> **REQUIREMENTS**: Working from the data below, reproduce exactly the lines starting at the one that holds "Clone this chart in Plotly." and ending at the one that holds "import plotly.graph_objects as go". Pictures are excluded.

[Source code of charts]
· · ·
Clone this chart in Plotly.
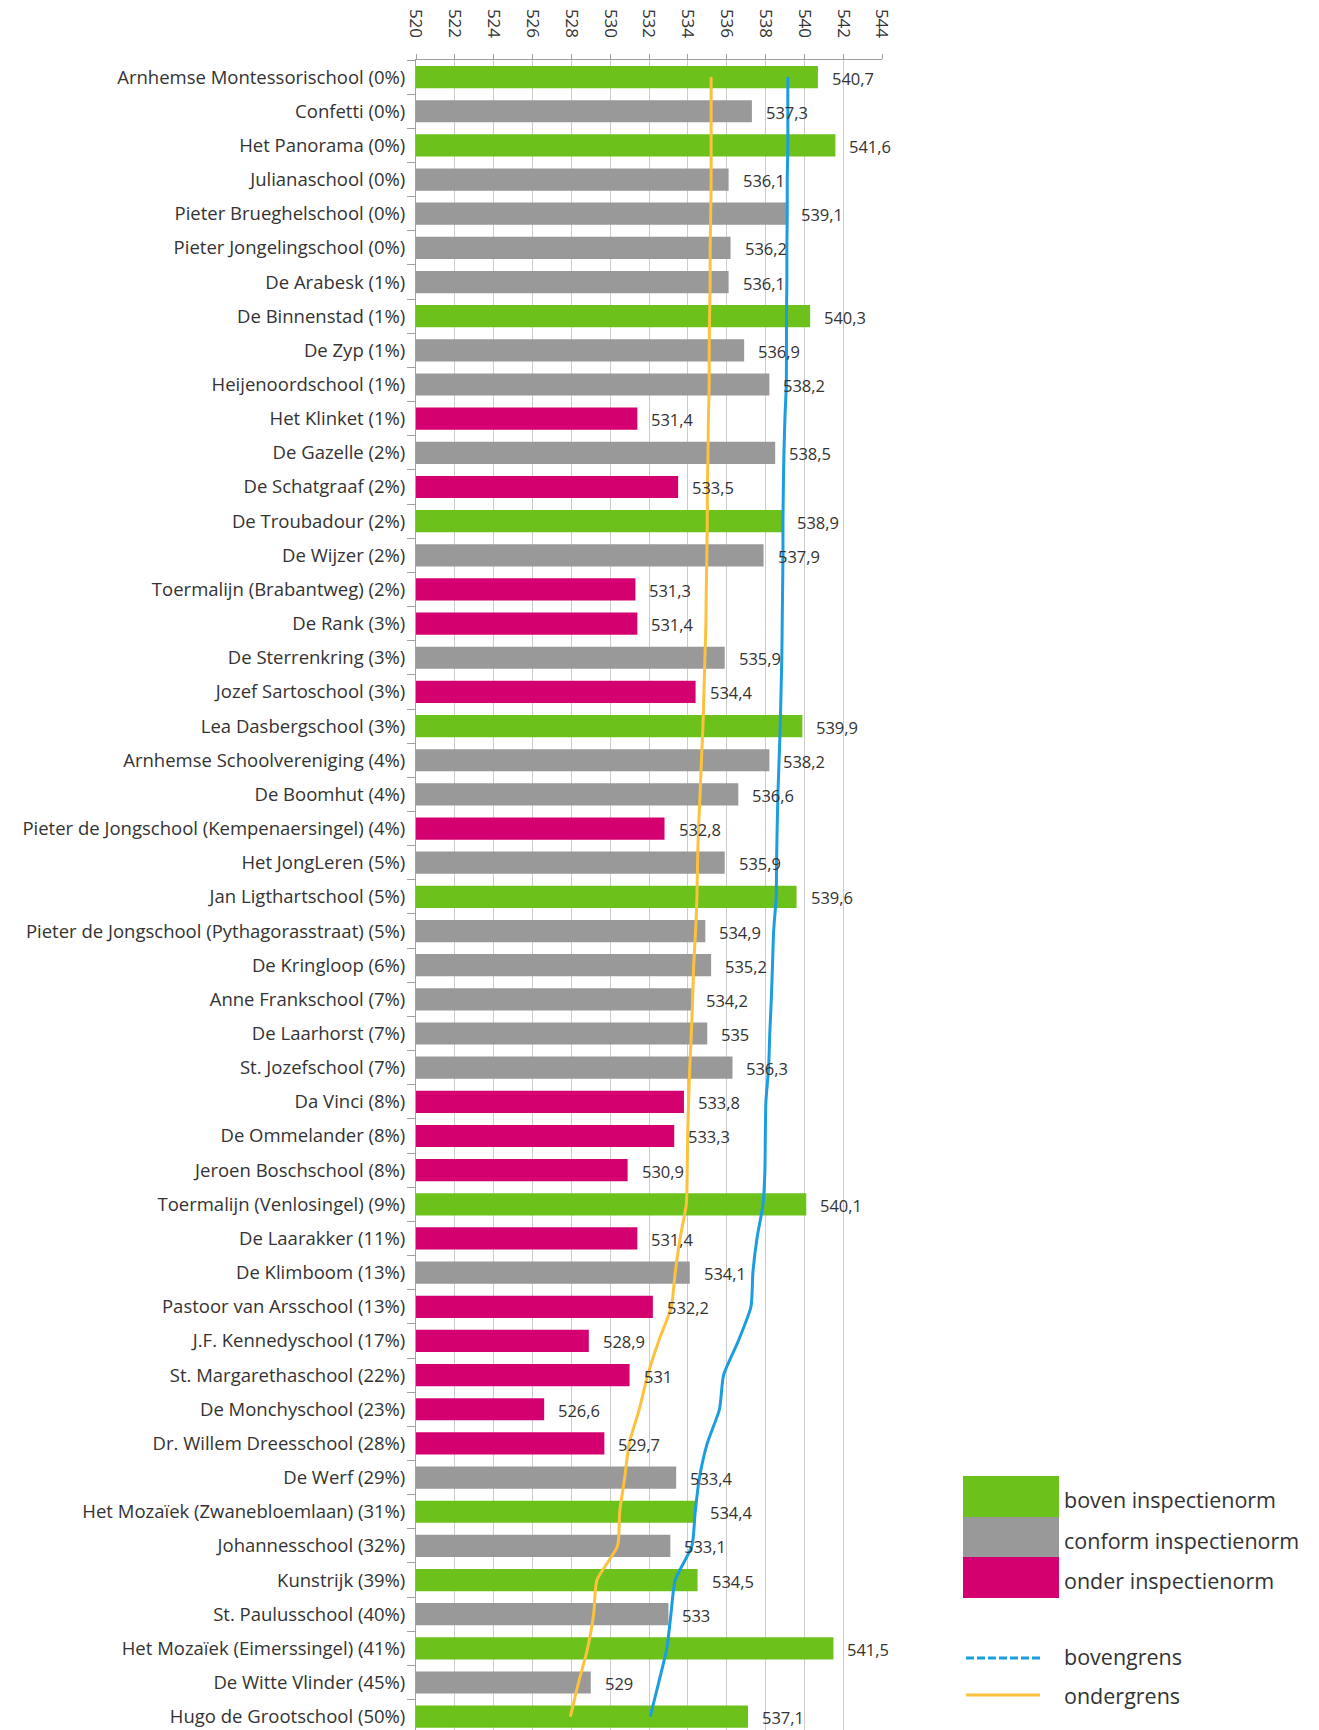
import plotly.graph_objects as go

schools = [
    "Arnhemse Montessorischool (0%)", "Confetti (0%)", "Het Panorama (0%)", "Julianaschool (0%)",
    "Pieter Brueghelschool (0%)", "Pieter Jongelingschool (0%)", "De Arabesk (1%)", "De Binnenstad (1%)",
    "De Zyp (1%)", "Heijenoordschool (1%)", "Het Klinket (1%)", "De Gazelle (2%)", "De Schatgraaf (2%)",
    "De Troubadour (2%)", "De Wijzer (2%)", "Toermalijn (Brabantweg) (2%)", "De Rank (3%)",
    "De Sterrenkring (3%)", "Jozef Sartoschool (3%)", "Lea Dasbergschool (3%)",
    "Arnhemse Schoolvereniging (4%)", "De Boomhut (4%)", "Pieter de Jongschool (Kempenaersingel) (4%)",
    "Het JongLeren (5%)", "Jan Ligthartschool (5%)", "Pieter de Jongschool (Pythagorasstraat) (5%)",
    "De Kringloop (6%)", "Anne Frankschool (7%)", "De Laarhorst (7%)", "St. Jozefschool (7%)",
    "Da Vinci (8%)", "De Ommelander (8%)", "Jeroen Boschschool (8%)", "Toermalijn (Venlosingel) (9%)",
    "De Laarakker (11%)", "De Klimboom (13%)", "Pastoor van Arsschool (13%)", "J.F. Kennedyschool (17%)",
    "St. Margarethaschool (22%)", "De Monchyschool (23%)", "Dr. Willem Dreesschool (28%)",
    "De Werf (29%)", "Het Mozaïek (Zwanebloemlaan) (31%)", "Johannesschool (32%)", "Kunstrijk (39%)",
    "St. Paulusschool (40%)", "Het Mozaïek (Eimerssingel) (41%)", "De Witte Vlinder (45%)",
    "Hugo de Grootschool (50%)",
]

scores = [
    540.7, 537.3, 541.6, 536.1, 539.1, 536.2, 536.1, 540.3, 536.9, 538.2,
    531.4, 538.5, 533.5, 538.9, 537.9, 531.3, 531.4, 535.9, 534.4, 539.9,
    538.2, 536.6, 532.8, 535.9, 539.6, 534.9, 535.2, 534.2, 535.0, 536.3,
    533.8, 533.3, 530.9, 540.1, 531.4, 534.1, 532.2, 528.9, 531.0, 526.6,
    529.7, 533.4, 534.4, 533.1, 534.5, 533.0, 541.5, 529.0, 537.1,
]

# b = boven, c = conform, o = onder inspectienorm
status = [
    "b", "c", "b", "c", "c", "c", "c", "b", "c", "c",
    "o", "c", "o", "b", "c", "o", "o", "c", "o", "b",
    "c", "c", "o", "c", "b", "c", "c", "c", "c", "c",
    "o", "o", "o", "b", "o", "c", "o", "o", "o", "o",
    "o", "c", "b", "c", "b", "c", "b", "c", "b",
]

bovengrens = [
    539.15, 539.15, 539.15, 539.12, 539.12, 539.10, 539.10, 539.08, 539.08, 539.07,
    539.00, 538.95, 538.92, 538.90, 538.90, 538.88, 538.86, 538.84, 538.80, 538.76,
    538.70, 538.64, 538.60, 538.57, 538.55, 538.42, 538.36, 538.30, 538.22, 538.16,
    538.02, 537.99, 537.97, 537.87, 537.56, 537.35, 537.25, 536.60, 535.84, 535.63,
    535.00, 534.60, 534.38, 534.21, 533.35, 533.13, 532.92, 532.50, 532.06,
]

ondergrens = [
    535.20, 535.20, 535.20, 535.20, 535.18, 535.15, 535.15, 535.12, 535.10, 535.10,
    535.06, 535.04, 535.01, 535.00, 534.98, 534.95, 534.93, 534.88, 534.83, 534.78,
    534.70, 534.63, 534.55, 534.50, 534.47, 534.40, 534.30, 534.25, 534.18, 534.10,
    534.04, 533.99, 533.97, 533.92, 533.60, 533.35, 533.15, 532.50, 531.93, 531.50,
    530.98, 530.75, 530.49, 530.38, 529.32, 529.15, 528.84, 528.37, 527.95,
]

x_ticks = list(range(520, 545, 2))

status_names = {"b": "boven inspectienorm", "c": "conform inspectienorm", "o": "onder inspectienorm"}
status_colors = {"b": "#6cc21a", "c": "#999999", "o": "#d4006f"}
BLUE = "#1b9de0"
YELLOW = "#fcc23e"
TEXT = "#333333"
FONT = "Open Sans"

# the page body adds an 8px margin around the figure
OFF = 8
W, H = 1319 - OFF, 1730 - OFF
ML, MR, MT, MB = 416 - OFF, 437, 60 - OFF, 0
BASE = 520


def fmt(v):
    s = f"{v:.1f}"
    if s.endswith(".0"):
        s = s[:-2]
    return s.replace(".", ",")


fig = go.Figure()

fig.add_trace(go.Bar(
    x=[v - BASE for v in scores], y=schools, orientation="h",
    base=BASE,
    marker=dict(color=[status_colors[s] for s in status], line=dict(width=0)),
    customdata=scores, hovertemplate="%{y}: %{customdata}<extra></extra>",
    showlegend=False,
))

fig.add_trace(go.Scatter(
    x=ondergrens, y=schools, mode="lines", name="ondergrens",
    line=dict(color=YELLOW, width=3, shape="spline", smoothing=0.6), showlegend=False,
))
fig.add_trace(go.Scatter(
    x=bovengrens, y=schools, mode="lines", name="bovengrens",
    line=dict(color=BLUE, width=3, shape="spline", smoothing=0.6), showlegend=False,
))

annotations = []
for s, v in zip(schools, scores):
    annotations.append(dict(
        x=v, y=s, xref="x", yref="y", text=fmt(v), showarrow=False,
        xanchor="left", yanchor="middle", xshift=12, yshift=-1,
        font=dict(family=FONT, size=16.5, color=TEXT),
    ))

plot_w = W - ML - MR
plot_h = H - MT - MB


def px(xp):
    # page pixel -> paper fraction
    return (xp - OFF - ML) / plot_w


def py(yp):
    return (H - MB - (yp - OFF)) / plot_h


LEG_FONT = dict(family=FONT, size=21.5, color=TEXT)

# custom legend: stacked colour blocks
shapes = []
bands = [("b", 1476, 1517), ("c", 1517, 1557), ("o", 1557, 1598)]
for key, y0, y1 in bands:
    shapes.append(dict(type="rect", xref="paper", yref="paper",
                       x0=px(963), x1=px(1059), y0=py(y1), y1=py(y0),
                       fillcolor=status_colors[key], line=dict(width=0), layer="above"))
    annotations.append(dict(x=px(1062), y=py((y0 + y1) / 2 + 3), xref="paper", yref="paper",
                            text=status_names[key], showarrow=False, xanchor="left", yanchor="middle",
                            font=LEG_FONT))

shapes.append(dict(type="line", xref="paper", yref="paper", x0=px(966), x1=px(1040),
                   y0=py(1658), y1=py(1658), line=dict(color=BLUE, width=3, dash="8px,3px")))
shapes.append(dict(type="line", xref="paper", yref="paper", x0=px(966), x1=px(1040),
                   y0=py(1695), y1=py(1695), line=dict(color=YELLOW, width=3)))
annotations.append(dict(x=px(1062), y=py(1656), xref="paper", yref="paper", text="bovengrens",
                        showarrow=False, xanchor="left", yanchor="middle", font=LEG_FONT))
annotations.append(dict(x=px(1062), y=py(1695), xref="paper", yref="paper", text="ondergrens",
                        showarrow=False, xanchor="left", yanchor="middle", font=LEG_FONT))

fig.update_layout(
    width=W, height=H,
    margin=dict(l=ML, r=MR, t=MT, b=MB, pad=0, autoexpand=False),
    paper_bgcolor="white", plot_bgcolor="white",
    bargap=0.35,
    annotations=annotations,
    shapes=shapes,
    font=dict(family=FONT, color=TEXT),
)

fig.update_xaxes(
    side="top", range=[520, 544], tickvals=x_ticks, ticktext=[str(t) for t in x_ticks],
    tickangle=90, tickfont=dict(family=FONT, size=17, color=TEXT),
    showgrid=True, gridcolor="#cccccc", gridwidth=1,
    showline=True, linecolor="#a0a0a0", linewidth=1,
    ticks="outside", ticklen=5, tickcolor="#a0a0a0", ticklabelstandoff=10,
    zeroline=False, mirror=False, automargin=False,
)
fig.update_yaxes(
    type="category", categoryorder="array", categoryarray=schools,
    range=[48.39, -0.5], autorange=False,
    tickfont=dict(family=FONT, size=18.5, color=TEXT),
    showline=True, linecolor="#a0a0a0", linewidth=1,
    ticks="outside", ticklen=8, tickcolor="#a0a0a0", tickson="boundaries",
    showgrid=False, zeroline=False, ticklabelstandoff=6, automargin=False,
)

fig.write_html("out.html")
· · ·
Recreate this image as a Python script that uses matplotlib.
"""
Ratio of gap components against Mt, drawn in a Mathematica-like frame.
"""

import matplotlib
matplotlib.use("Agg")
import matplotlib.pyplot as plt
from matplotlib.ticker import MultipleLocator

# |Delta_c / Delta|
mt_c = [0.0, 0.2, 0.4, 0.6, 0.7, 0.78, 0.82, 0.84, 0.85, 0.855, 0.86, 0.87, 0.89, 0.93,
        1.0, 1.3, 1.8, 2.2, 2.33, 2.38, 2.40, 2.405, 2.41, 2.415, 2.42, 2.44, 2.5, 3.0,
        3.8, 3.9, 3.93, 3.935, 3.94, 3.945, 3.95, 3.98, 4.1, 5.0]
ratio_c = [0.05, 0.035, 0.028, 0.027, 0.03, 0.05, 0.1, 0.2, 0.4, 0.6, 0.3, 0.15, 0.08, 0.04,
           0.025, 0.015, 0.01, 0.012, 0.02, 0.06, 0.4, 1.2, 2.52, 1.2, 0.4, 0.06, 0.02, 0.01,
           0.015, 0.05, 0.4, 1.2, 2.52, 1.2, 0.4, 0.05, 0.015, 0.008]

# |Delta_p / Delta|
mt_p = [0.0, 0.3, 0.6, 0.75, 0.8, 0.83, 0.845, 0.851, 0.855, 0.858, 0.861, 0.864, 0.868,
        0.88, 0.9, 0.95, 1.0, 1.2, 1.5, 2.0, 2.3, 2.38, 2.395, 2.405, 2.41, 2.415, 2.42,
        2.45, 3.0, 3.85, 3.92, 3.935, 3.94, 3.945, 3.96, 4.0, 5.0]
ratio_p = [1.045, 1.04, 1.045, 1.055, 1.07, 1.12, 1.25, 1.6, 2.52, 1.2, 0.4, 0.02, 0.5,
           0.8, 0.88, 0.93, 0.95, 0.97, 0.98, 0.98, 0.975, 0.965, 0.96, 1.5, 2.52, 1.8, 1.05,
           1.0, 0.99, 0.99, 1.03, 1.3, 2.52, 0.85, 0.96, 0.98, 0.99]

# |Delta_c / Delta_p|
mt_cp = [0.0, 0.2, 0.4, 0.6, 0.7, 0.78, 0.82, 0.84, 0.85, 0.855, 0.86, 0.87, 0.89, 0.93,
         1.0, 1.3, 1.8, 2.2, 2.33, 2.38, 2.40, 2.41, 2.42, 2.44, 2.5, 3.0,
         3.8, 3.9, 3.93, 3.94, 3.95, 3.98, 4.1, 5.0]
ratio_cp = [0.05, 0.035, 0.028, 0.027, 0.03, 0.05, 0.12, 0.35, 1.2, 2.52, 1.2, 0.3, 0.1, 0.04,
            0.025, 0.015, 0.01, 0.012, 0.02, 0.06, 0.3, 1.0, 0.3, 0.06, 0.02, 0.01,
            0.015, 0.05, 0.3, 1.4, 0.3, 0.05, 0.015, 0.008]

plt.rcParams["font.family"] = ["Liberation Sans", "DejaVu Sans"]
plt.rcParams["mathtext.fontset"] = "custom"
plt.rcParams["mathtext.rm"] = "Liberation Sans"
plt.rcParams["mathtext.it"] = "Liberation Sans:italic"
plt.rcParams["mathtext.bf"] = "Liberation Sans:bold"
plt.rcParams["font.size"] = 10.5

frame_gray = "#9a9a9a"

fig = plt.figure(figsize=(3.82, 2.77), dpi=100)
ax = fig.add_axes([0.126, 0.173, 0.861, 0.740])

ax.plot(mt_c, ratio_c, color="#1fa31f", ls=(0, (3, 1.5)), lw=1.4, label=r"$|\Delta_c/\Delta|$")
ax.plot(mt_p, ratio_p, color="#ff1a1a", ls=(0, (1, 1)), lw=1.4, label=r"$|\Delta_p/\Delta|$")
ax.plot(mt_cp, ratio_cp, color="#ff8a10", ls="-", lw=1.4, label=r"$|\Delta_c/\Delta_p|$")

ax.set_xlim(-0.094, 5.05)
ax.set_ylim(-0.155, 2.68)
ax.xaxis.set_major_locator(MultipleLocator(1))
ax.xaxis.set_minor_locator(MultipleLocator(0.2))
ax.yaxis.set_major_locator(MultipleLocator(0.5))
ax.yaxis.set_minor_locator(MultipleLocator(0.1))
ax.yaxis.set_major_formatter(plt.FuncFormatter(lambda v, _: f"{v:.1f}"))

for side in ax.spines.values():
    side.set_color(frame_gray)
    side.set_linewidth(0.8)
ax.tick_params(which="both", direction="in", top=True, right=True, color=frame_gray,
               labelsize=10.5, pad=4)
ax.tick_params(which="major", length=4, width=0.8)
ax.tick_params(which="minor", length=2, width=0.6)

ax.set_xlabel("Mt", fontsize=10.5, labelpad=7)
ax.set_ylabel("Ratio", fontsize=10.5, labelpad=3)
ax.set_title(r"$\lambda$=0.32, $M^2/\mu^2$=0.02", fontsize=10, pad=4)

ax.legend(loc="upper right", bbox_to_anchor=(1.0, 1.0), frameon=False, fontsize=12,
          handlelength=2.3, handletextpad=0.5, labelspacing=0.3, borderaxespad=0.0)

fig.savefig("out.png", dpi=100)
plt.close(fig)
· · ·
> **CORRECT OUTPUT**:
Clone this chart in Plotly.
import plotly.graph_objects as go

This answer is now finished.